Sunday, July 5, 2015

Rage against the dying of the light

Do not go gentle into that good night,
Old age should burn and rave at close of day;
Rage, rage against the dying of the light.
Though wise men at their end know dark is right,
Because their words had forked no lightning they
Do not go gentle into that good night.
Good men, the last wave by, crying how bright
Their frail deeds might have danced in a green bay,
Rage, rage against the dying of the light.
Wild men who caught and sang the sun in flight,
And learn, too late, they grieved it on its way,
Do not go gentle into that good night.
Grave men, near death, who see with blinding sight
Blind eyes could blaze like meteors and be gay,
Rage, rage against the dying of the light.
And you, my father, there on the sad height,
Curse, bless, me now with your fierce tears, I pray.
Do not go gentle into that good night.
Rage, rage against the dying of the light.
Dylan Thomas 
This is the first post of what I hope is many to come.  I wanted to start it with that poem by the great Dylan Thomas...it speaks to where I am in my life, and how I feel both about the days I've lived, and the days to come.  It also speaks to how I feel about my mortality...I know it's inevitable, but I'll be damned if I go gentle into that good night.

I'm writing all this because I want to leave as much of me behind as I can, while I can.  Years after my grandmother had passed away, I found boxes of pictures gathered over a lifetime.  Staring into the pictures, it occurred to me that I new nothing about the people that were looking back at me...not their names, nothing about their lives, only that at some point, there were an important part of my grandma and grandpa's lives.  My one regret is that I truly never knew who my grandparents were.  I know of them after I was born, but their lives were mostly lived by then.  If I could have one wish, it would be for one more day with them, so I could ask them all the questions a lifetime of living has given me.

So all this is my gift to my daughters, to answer all the questions they may have as they too grow older.  All this is written to let them know how I lived my life...my joys and my sorrows, my triumphs and my tragedies.  It's about the people that have come and gone from my life, and the ones that had the most impact.  It's about the moments that made me who I am, and why those moments occurred.  And, I suppose, it's about how I've chosen to live my life, and my thoughts on it all as I look back at it all.

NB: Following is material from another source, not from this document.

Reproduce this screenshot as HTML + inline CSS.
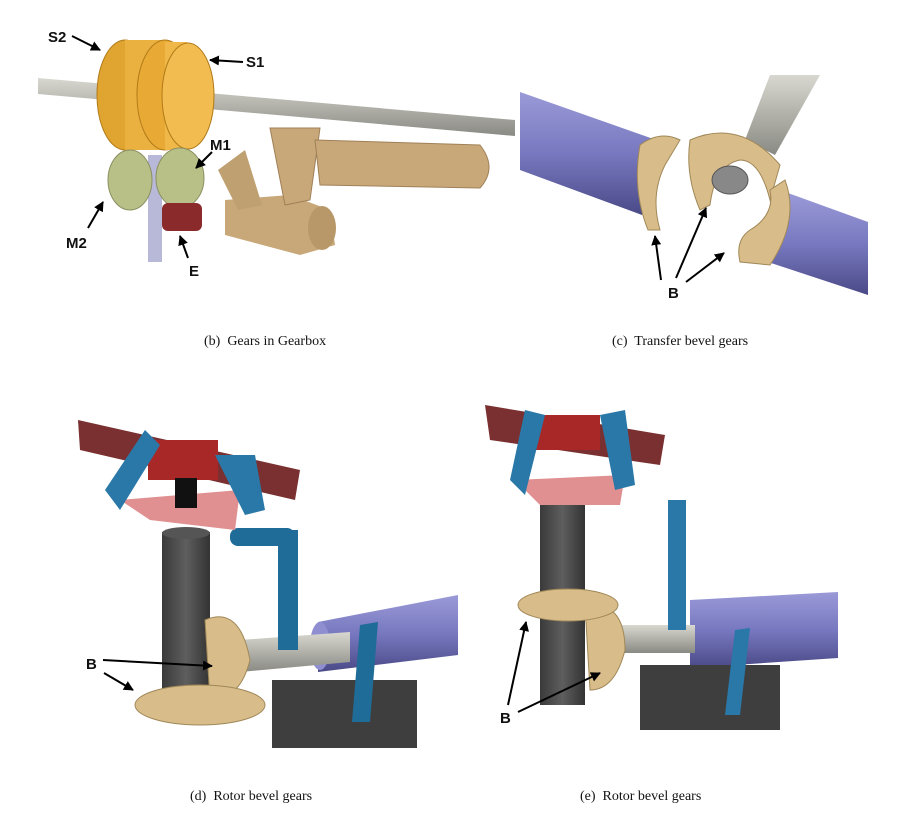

None of this is to say that I have led a remarkable life; to the contrary, while there have been soaring highs and plunging lows, overall, my life has been lived as an ordinary man trying to do the best he could to figure it all out and trying to extraordinary things.

The next few posts will introduce some of the more important people in my life, and my recollections of them, and how they have impacted me.

Above all, though, you will find out why I do not intend to "go gentle into that good night".